Aunado a ello, Juan Gabriel fue referente para la mofa y el escarnio hacia la homosexualidad. Aún y cuando él jamás reconoció contundentemente sus preferencias, ciertamente ésta siempre fue pública y notoria. No había comediante que utilizara su nombre, modos o maneras, para referirse –de forma burlona y en ocasiones hasta grosera– hacia quienes son homosexuales, lo que deja patente y expuesta una convicción de discriminación de un amplio sector de la sociedad mexicana.

En esta tesitura, es importante recordar que durante el pasado mes de mayo, el Presidente de la República envió al Congreso de la Unión una iniciativa en la que se pretende reconocer, en la legislación civil federal, a los matrimonios igualitarios, lo que provocó una reacción, exagerada, desmedida e ilegal, de parte de muchas asociaciones religiosas, principalmente, de la iglesia católica que, abiertamente, se dedicó a realizar una campaña en contra, no sólo de la iniciativa presidencial, además del partido en el que milita Enrique Peña Nieto, el Revolucionario Institucional.
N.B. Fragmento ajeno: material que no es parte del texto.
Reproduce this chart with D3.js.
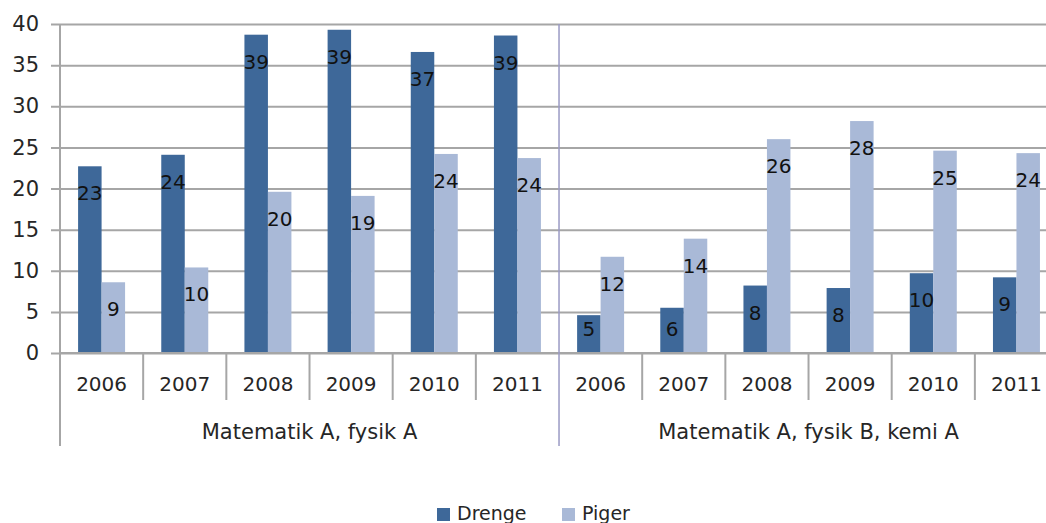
<!DOCTYPE html>
<html>
<head>
<meta charset="utf-8">
<script src="https://cdn.jsdelivr.net/npm/d3@7"></script>
<style>
  body { margin: 0; background: #fff; }
  svg { display: block; font-family: 'DejaVu Sans', sans-serif; }
</style>
</head>
<body>
<div id="chart"></div>
<script>
// data
const years = ['2006', '2007', '2008', '2009', '2010', '2011']
const groups = ['Matematik A, fysik A', 'Matematik A, fysik B, kemi A']
const series = ['Drenge', 'Piger']
const drenge = [22.7, 24.1, 38.7, 39.3, 36.6, 38.6, 4.6, 5.5, 8.2, 7.9, 9.7, 9.2]
const piger = [8.6, 10.4, 19.6, 19.1, 24.2, 23.7, 11.7, 13.9, 26.0, 28.2, 24.6, 24.3]
const yTicks = [0, 5, 10, 15, 20, 25, 30, 35, 40]

const colors = { Drenge: '#3e6899', Piger: '#a9b9d7' }

const width = 1046
const height = 523
const left = 60
const catW = 83.17
const keys = groups.flatMap((g, gi) => years.map((y) => gi + '-' + y))

const x = d3.scaleBand()
    .domain(keys)
    .range([left, left + keys.length * catW])
const xs = d3.scaleBand()
    .domain(series)
    .range([0, catW])
    .paddingOuter(0.77)
const y = d3.scaleLinear()
    .domain([0, 40])
    .range([353, 24])

const rows = keys.map((k, i) => ({ key: k, Drenge: drenge[i], Piger: piger[i] }))

const svg = d3.select('#chart').append('svg')
    .attr('width', width)
    .attr('height', height)

//grid + y axis
const yAxis = d3.axisLeft(y)
    .tickValues(yTicks)
    .tickSize(-(width - left + 9))
    .tickPadding(21)
const ga = svg.append('g')
    .attr('transform', `translate(${left},0)`)
    .call(yAxis)
ga.select('.domain').remove()
ga.selectAll('.tick line')
    .attr('x1', -9)
    .attr('x2', width - left)
    .attr('stroke', '#a6a6a6')
    .attr('stroke-width', 2)
ga.selectAll('.tick text')
    .attr('font-size', 21)
    .attr('fill', '#262626')
    .attr('font-family', "'DejaVu Sans', sans-serif")

//bars
const cat = svg.append('g').selectAll('g')
    .data(rows)
    .join('g')
    .attr('transform', (d) => `translate(${x(d.key)},0)`)

cat.selectAll('rect')
    .data((d) => series.map((s) => ({ s, v: d[s] })))
    .join('rect')
    .attr('x', (d) => xs(d.s))
    .attr('width', xs.bandwidth())
    .attr('y', (d) => y(d.v))
    .attr('height', (d) => y(0) - y(d.v))
    .attr('fill', (d) => colors[d.s])

cat.selectAll('text')
    .data((d) => series.map((s) => ({ s, v: d[s] })))
    .join('text')
    .attr('x', (d) => xs(d.s) + xs.bandwidth() / 2)
    .attr('y', (d) => Math.min(y(d.v) + 27, y(0) - 24))
    .attr('dy', '0.35em')
    .attr('text-anchor', 'middle')
    .attr('font-size', 20)
    .attr('fill', '#111')
    .text((d) => Math.round(d.v))

//category axis
const ax = svg.append('g')
ax.append('line')
    .attr('x1', left).attr('x2', width)
    .attr('y1', y(0)).attr('y2', y(0))
    .attr('stroke', '#a6a6a6').attr('stroke-width', 2)
keys.forEach((k, i) => {
    if (i === 0) return
    const xx = x(k)
    const major = i % years.length === 0
    ax.append('line')
        .attr('x1', xx).attr('x2', xx)
        .attr('y1', major ? 24 : y(0)).attr('y2', major ? 446 : 400)
        .attr('stroke', major ? '#9a9ac4' : '#a6a6a6')
        .attr('stroke-width', major ? 1.5 : 2)
})
ax.append('line')
    .attr('x1', left).attr('x2', left)
    .attr('y1', 24).attr('y2', 446)
    .attr('stroke', '#a6a6a6').attr('stroke-width', 2)

ax.selectAll('text.year')
    .data(keys)
    .join('text')
    .attr('class', 'year')
    .attr('x', (d) => x(d) + catW / 2)
    .attr('y', 384)
    .attr('dy', '0.35em')
    .attr('text-anchor', 'middle')
    .attr('font-size', 20)
    .attr('fill', '#262626')
    .text((d) => d.split('-')[1])

ax.selectAll('text.group')
    .data(groups)
    .join('text')
    .attr('class', 'group')
    .attr('x', (d, i) => left + (i * 6 + 3) * catW)
    .attr('y', 432)
    .attr('dy', '0.35em')
    .attr('text-anchor', 'middle')
    .attr('font-size', 21)
    .attr('fill', '#262626')
    .text((d) => d)

//legend
const legendX = [437, 562]
const lg = svg.append('g').selectAll('g')
    .data(series)
    .join('g')
    .attr('transform', (d, i) => `translate(${legendX[i]},513)`)
lg.append('rect')
    .attr('x', 0).attr('y', -5)
    .attr('width', 13).attr('height', 13)
    .attr('fill', (d) => colors[d])
lg.append('text')
    .attr('x', 20)
    .attr('dy', '0.35em')
    .attr('font-size', 19)
    .attr('fill', '#262626')
    .text((d) => d)
</script>
</body>
</html>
Hoy esa campaña ha cobrado frutos.

La raigambre de prejuicios y de homofobia en la sociedad mexicana no es algo nuevo, por el contrario, es una situación que tiene profundas raíces y que ha sido difícil avanzar en su abatimiento. Cierto, existen entidades, como la Ciudad de México y particularmente Coahuila, donde las libertades y el reconocimiento de derechos han ganado terreno y se han impuesto a la cerrazón y al prohibicionismo impulsado por el más rancio conservadurismo mexicano.

Independientemente de ello, la muerte de Juan Gabriel sirve, de nueva cuenta, como un ejemplo claro de la imperiosa necesidad que existe por materializar la demanda de miles de personas que exigen un reconocimiento fehaciente a derechos ganados. El matrimonio igualitario no es un tema que deba sujetarse a referéndum, es una política pública que cumple, a cabalidad, con los principios liberales que le dieron origen a la República Mexicana y que reconoce, per se, la condición de igualdad que requieren muchas personas que hoy, por prejuicios enraizados absolutamente injustificados, no pueden gozar de la igualdad que ordena la Constitución y la estricta lógica.

“Prohibido prohibir” reza el principio progresista. No podemos –ni debemos prohibir– la materialización de derechos que existen en la realidad social. Mucho menos debemos proscribir la intención, bien sabida y justa, de que personas regularicen en el marco de la ley su relación y la creación de lazos familiares.